ある鋳物メーカーの経営者より、実体験に基づいた取り組みが紹介された。

  • 創業はVプーリー製造。現在はロボット部品や船舶エンジン部品などを供給。

  • 一時は東京で音響エンジニアをしていたが、家業継承のため帰郷。

  • 既存社員の反発に直面しながらも、自ら実践することで徐々に組織を巻き込んだ。

付加価値への転換

  • 製品の価格を「キロ単価」で捉える業界慣習に疑問を持ち、納期対応などのサービスに価値を見出し、別途有償化。

  • 顧客との信頼関係を基盤に、価格交渉力を獲得。

  • 「脱・下請け」ではなく、「脱・下請け体質」を掲げ、自社の価値を再定義。

DX推進の実情と工夫

  • 25年前は手書き帳簿・そろばんの時代。機器もCSV出力できないものばかりだった。

  • 最初に来たプログラマーには「仕様が定まっていない」と指摘され、SEの必要性を痛感。

  • PLCやセンサーを繋ぎIoT化。Raspberry Piを活用した現場実験など、小規模でも工夫を重ねた。

  • 社員の中にもシステム適性を持つ人材がいたことに気づき、引き上げて育成。

  • 高額なパトライトを模倣し、安価な市販LED電球と浴室灯カバーで自作。コストダウンも実現。

3. パネルディスカッション

テーマ:DXは手段。価値をどう収益化するか

話題1:価値の収益化

  • 「品質」「納期対応力」など目に見えにくい要素をどう価値として伝えるかが鍵。

  • 他社が断るような難しい仕事を、あえて引き受ける方針の企業も。

  • 「価格」ではなく「困っていることを解決する力」が真の価値となる。

  • 適切な対価を得るには、顧客との信頼と説明力が必要。

話題2:見える化の意味

  • 「見える化」は単なる数字ではなく、改善の起点。

  • 作業の全体像がつかめないまま「とにかく頑張れ」となりがちな状況を避けるには、ボトルネックの特定が先決。

  • 現場に合ったレベルのデジタル導入が重要。

話題3:リーダーシップと文化の変革

  • トップの“頑張る姿”は時にプレッシャーにもなる。任せる文化の醸成が鍵。

  • 社長が採用活動を一手に引き受けていたが、チームで取り組むように変えてから、会社全体が前向きに。
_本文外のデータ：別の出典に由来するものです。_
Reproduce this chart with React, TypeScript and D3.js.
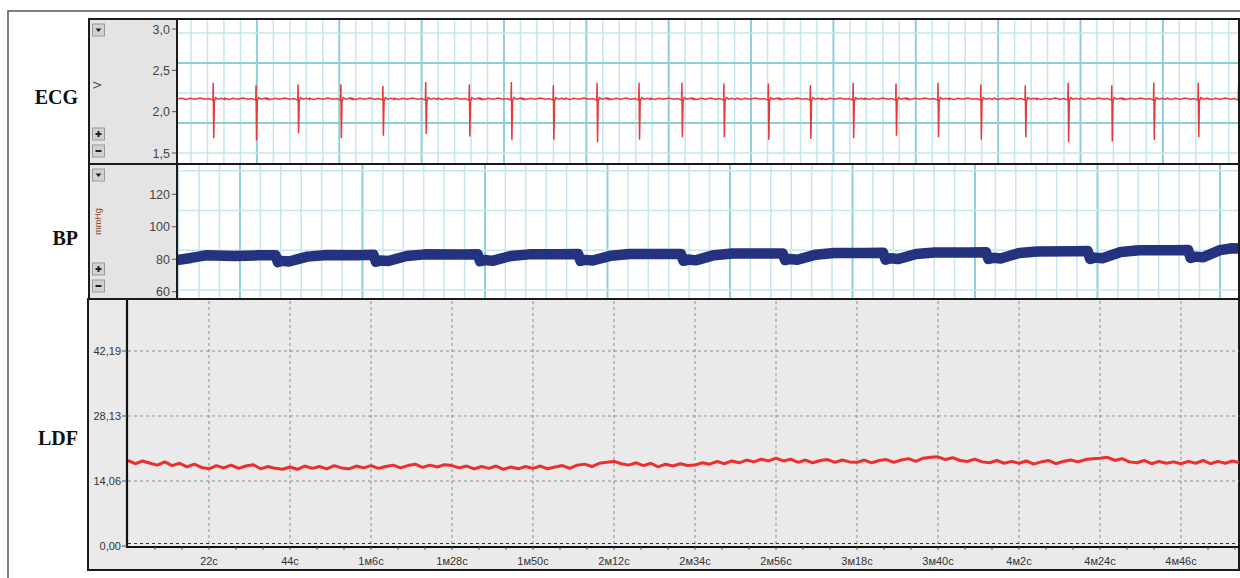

  • 働きやすい環境整備(例:年間休日の拡大)と、社員の自主性を引き出す仕組みづくりが進行中。

  • 経営者が「主役」ではなく、社員一人ひとりを主役とする意識が重要。

4. 総評

「安価に応えることが価値」という過去の常識を問い直し、「困っている顧客に寄り添い、付加価値を提供すること」が中小製造業の新しい進路であるとの共通認識が形成された。

各社が試行錯誤のなかで着実に前進している姿勢に、参加者一同、深く共感。IT・デジタルを“手段”として活用しながら、価値や信頼を“本質”として捉える姿勢が印象的な会合となった。

5. 次回案内

次回の中小企業DX研究会は 2025年7月 を予定。より具体的な成果事例や地域連携についての報告も期待される。